I’m training a GAN on a single ImageNet class (~1300 images) and I found that the image normalization constants I pass to torch.transforms.Normalize seem to affect the training a lot.

For example, the following two images are obtained by the generator, after approximately the same number of epochs, on the “panda” class, using mean = (0.485, 0.456, 0.406) and std=(0.229, 0.224, 0.225) for the left image, and mean = std = (0.5, 0.5, 0.5) for the right image.

g_output_bad g_output_good

I haven’t run the training for long enough to exclude that the “left” model will eventually improve, but still I find this to be a significant difference for what I thought was a relatively unimportant parameter.

Here is a script which (hopefully) reproduces the error: https://gist.github.com/simopal6/c6484df00d5747dfe33f7ed67383c6fd

By default it uses the “good” normalization constants, unless you pass the --bad flag. Also, it needs the dataset, in a directory structure suitable for ImageFolder. You can use any ImageNet folder, though my results were obtained on the “panda” (n02510455) class. For convenience, I uploaded that class on Dropbox at this link: https://www.dropbox.com/s/7kdjz99zqlkp2jb/dataset.zip?dl=0 (I’m not sure I’m allowed to do that, but whatever).

P.S. the model is actually a Wasserstein GAN

wgan is pretty sensitive to hyperparameters. Have you calculated the means and stds for just panda images? Maybe that will serve better as normalization constants.

No, although I experienced the same problem when training on 40 classes. Anyway, I’ll try to compute the statistics on the panda class alone and see what happens.

That’s interesting.
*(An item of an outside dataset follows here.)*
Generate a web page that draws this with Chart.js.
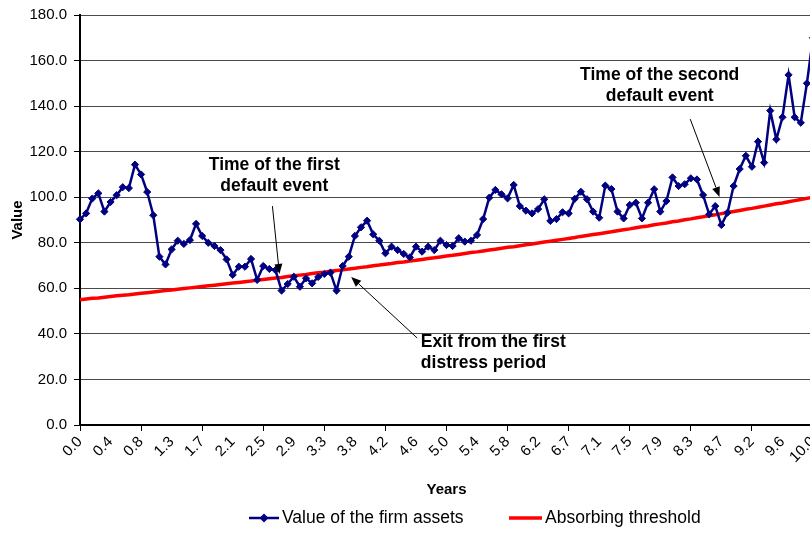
<!DOCTYPE html>
<html>
<head>
<meta charset="utf-8">
<script src="https://cdn.jsdelivr.net/npm/chart.js@4.4.0/dist/chart.umd.min.js"></script>
<style>
html,body{margin:0;padding:0;overflow:hidden;background:#fff;}
canvas{display:block;}
</style>
</head>
<body>
<canvas id="c" width="818" height="533"></canvas>
<script>
// ---- data ----
const tickLabels = ['0.0','0.4','0.8','1.3','1.7','2.1','2.5','2.9','3.3','3.8','4.2','4.6','5.0','5.4','5.8','6.2','6.7','7.1','7.5','7.9','8.3','8.7','9.2','9.6','10.0'];
const pointsPerLabel = 5;

const assetValues = [
  90.3, 92.9, 99.4, 101.7, 93.7, 97.9, 100.9, 104.4, 104.0, 114.3,
  110.0, 102.3, 92.1, 73.9, 70.5, 77.1, 80.9, 79.5, 81.2, 88.3,
  83.0, 80.0, 78.6, 76.8, 72.7, 65.9, 69.5, 69.5, 72.9, 63.7,
  69.8, 68.5, 68.0, 59.0, 61.9, 65.1, 60.7, 64.4, 62.2, 65.0,
  66.3, 66.9, 59.0, 69.8, 73.9, 83.0, 86.8, 89.7, 83.7, 80.9,
  75.4, 78.3, 76.8, 75.1, 73.6, 78.3, 76.1, 78.3, 76.8, 80.9,
  79.0, 78.6, 82.0, 80.5, 80.9, 83.4, 90.4, 99.8, 103.2, 101.3,
  99.5, 105.4, 96.1, 94.1, 92.9, 94.8, 99.1, 89.6, 90.4, 93.4,
  92.9, 99.3, 102.4, 99.1, 93.7, 91.0, 105.1, 103.6, 93.7, 90.7,
  96.6, 97.6, 90.7, 97.6, 103.5, 93.7, 98.3, 108.7, 104.9, 105.7,
  108.3, 107.8, 101.0, 92.5, 96.1, 87.8, 93.2, 104.9, 112.4, 118.2,
  113.4, 124.4, 115.2, 138.0, 125.4, 135.1, 153.7, 135.1, 132.7, 150.0,
  170.0
];

const thresholdValues = [
  55.0, 55.3, 55.6, 55.8, 56.1, 56.4, 56.7, 57.0, 57.2, 57.5,
  57.8, 58.1, 58.4, 58.7, 59.0, 59.3, 59.6, 59.9, 60.2, 60.5,
  60.8, 61.1, 61.4, 61.7, 62.0, 62.3, 62.6, 62.9, 63.2, 63.6,
  63.9, 64.2, 64.5, 64.8, 65.2, 65.5, 65.8, 66.1, 66.5, 66.8,
  67.1, 67.5, 67.8, 68.1, 68.5, 68.8, 69.2, 69.5, 69.9, 70.2,
  70.6, 70.9, 71.3, 71.6, 72.0, 72.3, 72.7, 73.1, 73.4, 73.8,
  74.2, 74.5, 74.9, 75.3, 75.7, 76.0, 76.4, 76.8, 77.2, 77.6,
  78.0, 78.3, 78.7, 79.1, 79.5, 79.9, 80.3, 80.7, 81.1, 81.5,
  81.9, 82.3, 82.8, 83.2, 83.6, 84.0, 84.4, 84.8, 85.3, 85.7,
  86.1, 86.6, 87.0, 87.4, 87.9, 88.3, 88.7, 89.2, 89.6, 90.1,
  90.5, 91.0, 91.4, 91.9, 92.3, 92.8, 93.3, 93.7, 94.2, 94.7,
  95.1, 95.6, 96.1, 96.6, 97.1, 97.5, 98.0, 98.5, 99.0, 99.5,
  100.0
];

const seriesNames = ['Value of the firm assets', 'Absorbing threshold'];
const axisTitles = { x: 'Years', y: 'Value' };
const yRange = { min: 0, max: 180, step: 20 };

// annotations in data space: [category index, value]
const annotations = [
  { lines: ['Time of the first', 'default event'], at: [31.8, 114.1], align: 'center', from: [31.5, 96.1], to: [32.65, 66.3] },
  { lines: ['Time of the second', 'default event'], at: [94.9, 153.7], align: 'center', from: [99.9, 134.3], to: [104.7, 100.1] },
  { lines: ['Exit from the first', 'distress period'], at: [55.8, 36.4], align: 'left', from: [55.2, 38.2], to: [44.4, 65.0] }
];

// ---- build ----
const labels = assetValues.map((_, i) => i % pointsPerLabel === 0 ? tickLabels[i / pointsPerLabel] : '');
const FONT = "'Liberation Sans', Arial, sans-serif";
const BLUE = '#000080', RED = '#ff0000';

function arrow(ctx, x1, y1, x2, y2) {
  ctx.save();
  ctx.strokeStyle = '#000'; ctx.fillStyle = '#000'; ctx.lineWidth = 1;
  const ang = Math.atan2(y2 - y1, x2 - x1), L = 10, W = 4;
  const bx = x2 - L * Math.cos(ang), by = y2 - L * Math.sin(ang);
  ctx.beginPath(); ctx.moveTo(x1, y1); ctx.lineTo(bx, by); ctx.stroke();
  ctx.beginPath();
  ctx.moveTo(x2, y2);
  ctx.lineTo(bx + W * Math.sin(ang), by - W * Math.cos(ang));
  ctx.lineTo(bx - W * Math.sin(ang), by + W * Math.cos(ang));
  ctx.closePath(); ctx.fill();
  ctx.restore();
}

const annotationPlugin = {
  id: 'notes',
  afterDatasetsDraw(chart) {
    const { ctx, scales: { x, y } } = chart;
    ctx.save();
    ctx.font = "bold 17.5px " + FONT;
    ctx.fillStyle = '#000';
    ctx.textBaseline = 'middle';
    annotations.forEach(a => {
      ctx.textAlign = a.align;
      const tx = x.getPixelForValue(a.at[0]), ty = y.getPixelForValue(a.at[1]);
      a.lines.forEach((t, k) => ctx.fillText(t, tx, ty + k * 21));
      arrow(ctx, x.getPixelForValue(a.from[0]), y.getPixelForValue(a.from[1]),
                 x.getPixelForValue(a.to[0]), y.getPixelForValue(a.to[1]));
    });
    ctx.restore();
  }
};

const legendPlugin = {
  id: 'customLegend',
  afterDraw(chart) {
    const ctx = chart.ctx;
    const yy = 518;
    ctx.save();
    ctx.font = "17.5px " + FONT;
    ctx.textBaseline = 'middle';
    ctx.textAlign = 'left';
    ctx.fillStyle = '#000';
    // series 1
    ctx.strokeStyle = BLUE; ctx.lineWidth = 2.5;
    ctx.beginPath(); ctx.moveTo(249, yy); ctx.lineTo(279, yy); ctx.stroke();
    ctx.fillStyle = BLUE;
    ctx.beginPath(); ctx.moveTo(264 - 4.5, yy); ctx.lineTo(264, yy - 4.5); ctx.lineTo(264 + 4.5, yy); ctx.lineTo(264, yy + 4.5); ctx.closePath(); ctx.fill();
    ctx.fillStyle = '#000';
    ctx.fillText(chart.data.datasets[0].label, 282, yy);
    // series 2
    ctx.strokeStyle = RED; ctx.lineWidth = 3.5;
    ctx.beginPath(); ctx.moveTo(509, yy); ctx.lineTo(542, yy); ctx.stroke();
    ctx.fillText(chart.data.datasets[1].label, 545, yy);
    ctx.restore();
  }
};

Chart.defaults.font.family = FONT;
Chart.defaults.color = '#000';

new Chart(document.getElementById('c'), {
  type: 'line',
  data: {
    labels: labels,
    datasets: [
      {
        label: seriesNames[0],
        data: assetValues,
        borderColor: BLUE,
        backgroundColor: BLUE,
        borderWidth: 2.5,
        pointStyle: 'rectRot',
        pointRadius: 3.6,
        pointBorderWidth: 1,
        pointBackgroundColor: BLUE,
        pointBorderColor: BLUE,
        tension: 0,
        order: 1
      },
      {
        label: seriesNames[1],
        data: thresholdValues,
        borderColor: RED,
        backgroundColor: RED,
        borderWidth: 3.5,
        pointRadius: 0,
        tension: 0,
        order: 2
      }
    ]
  },
  options: {
    responsive: false,
    animation: false,
    devicePixelRatio: 1,
    layout: { padding: { top: 15, left: 0, right: 3, bottom: 34 } },
    plugins: {
      legend: { display: false },
      tooltip: { enabled: false }
    },
    scales: {
      x: {
        type: 'category',
        offset: false,
        border: { display: true, color: '#000', width: 2 },
        grid: {
          drawOnChartArea: false,
          drawTicks: true,
          tickLength: 6,
          tickColor: (c) => (c.index % 10 === 0 ? '#000' : 'rgba(0,0,0,0)')
        },
        ticks: {
          autoSkip: false,
          maxRotation: 45,
          minRotation: 45,
          padding: 2,
          font: { size: 15 },
          color: '#000'
        },
        title: { display: true, text: axisTitles.x, font: { size: 15, weight: 'bold' }, padding: { top: 0, bottom: 0 }, color: '#000' },
        afterFit(s) { s.height = 74; s.paddingLeft = 0; s.paddingRight = 0; }
      },
      y: {
        min: yRange.min,
        max: yRange.max,
        border: { display: true, color: '#000', width: 2 },
        grid: { color: '#4a4a4a', lineWidth: 1, tickLength: 6, tickColor: '#000' },
        ticks: {
          stepSize: yRange.step,
          padding: 7,
          font: { size: 15 },
          color: '#000',
          callback: (v) => Number(v).toFixed(1)
        },
        title: { display: true, text: axisTitles.y, font: { size: 15, weight: 'bold' }, padding: { top: 9, bottom: 0 }, color: '#000' },
        afterFit(s) { s.width = 80; s.paddingTop = 0; s.paddingBottom = 0; }
      }
    }
  },
  plugins: [annotationPlugin, legendPlugin]
});
</script>
</body>
</html>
I’d guess the std difference is playing a more important role than mean.

Also, in G, did you try use some FC layer at beginning to increase Z size? Putting a convT at first might be too “local”.
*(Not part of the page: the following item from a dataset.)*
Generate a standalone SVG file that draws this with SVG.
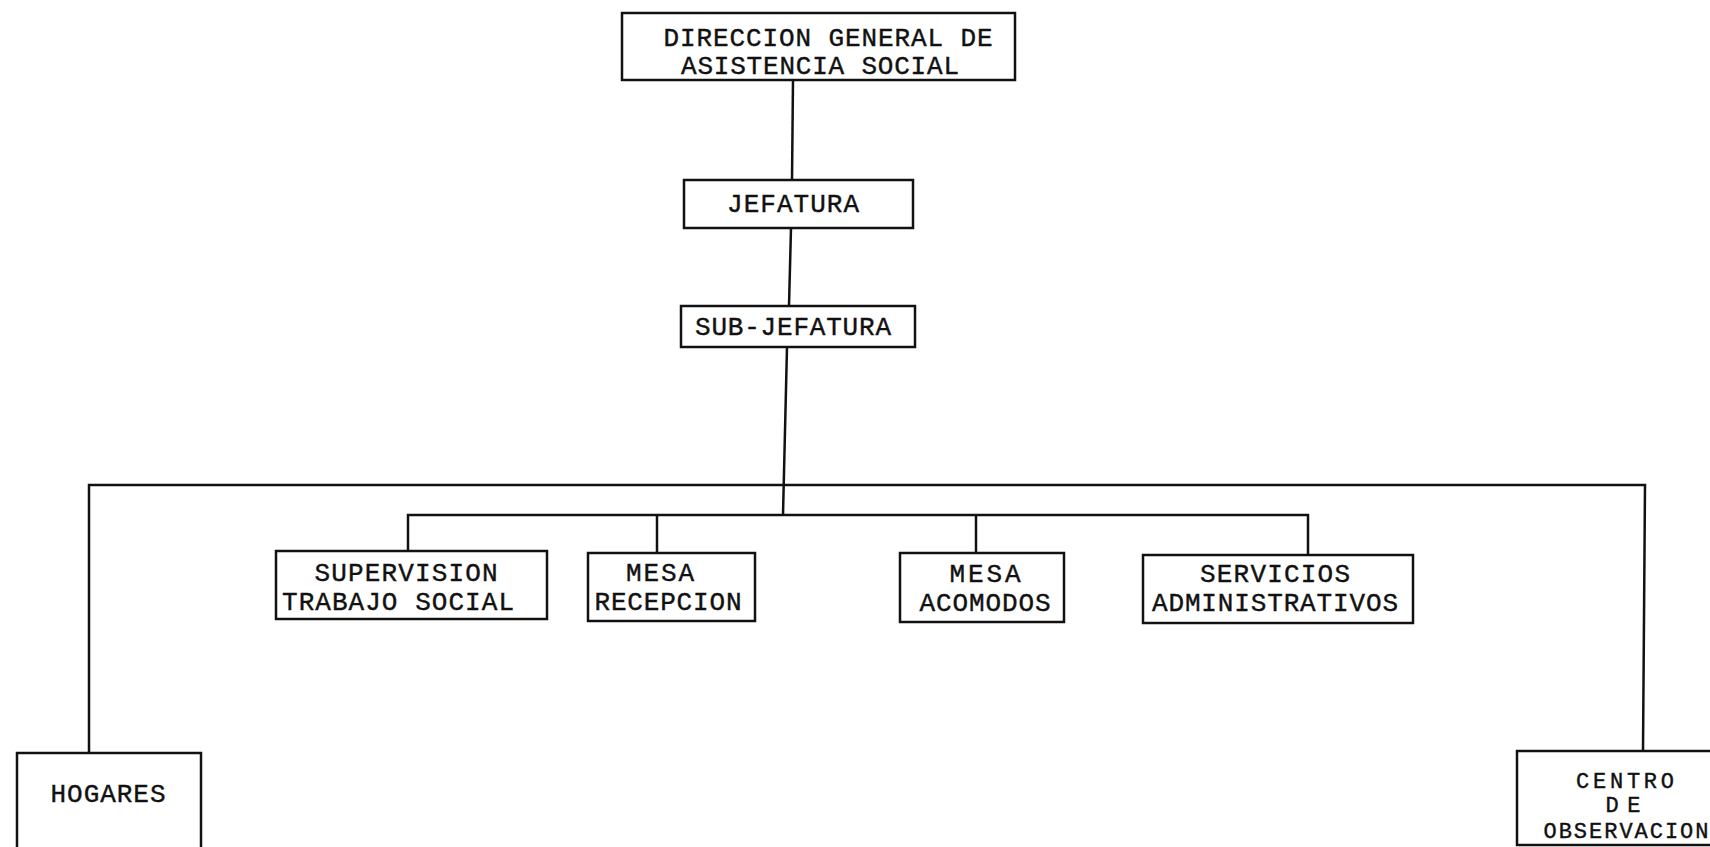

I used the models from the original WGAN code: https://github.com/martinarjovsky/WassersteinGAN/blob/master/models/dcgan.py.

Here are two more example outputs after 7500 training epochs:

g_output_bad g_output_good

So after changing stuff a bit (adding a SLOGAN single-sided Lipschitz objective penalty, BatchNorm->InstanceNorm) and so, it would seem that the normalization matters a lot less. This is with bad=True after ~ 550 iters.

Best regards

Thomas

g_output_bad

1 Like

Wow, thanks Thomas! Do you have any particular explanation of why those changes would be less affected by normalization?

By the way, can you link this SLOGAN paper for me? I’m looking for it, but I’m only getting results for the “slogan” word…

Hello Simone,

sure. SLOGAN is introduced here.

Your code with small adaptations (probably not all are needed, I just fiddled around a bit, e.g. I don’t use argparse as I’m on Jupyter, sorry):

Best regards

Thomas

Thanks a lot, that was very helpful!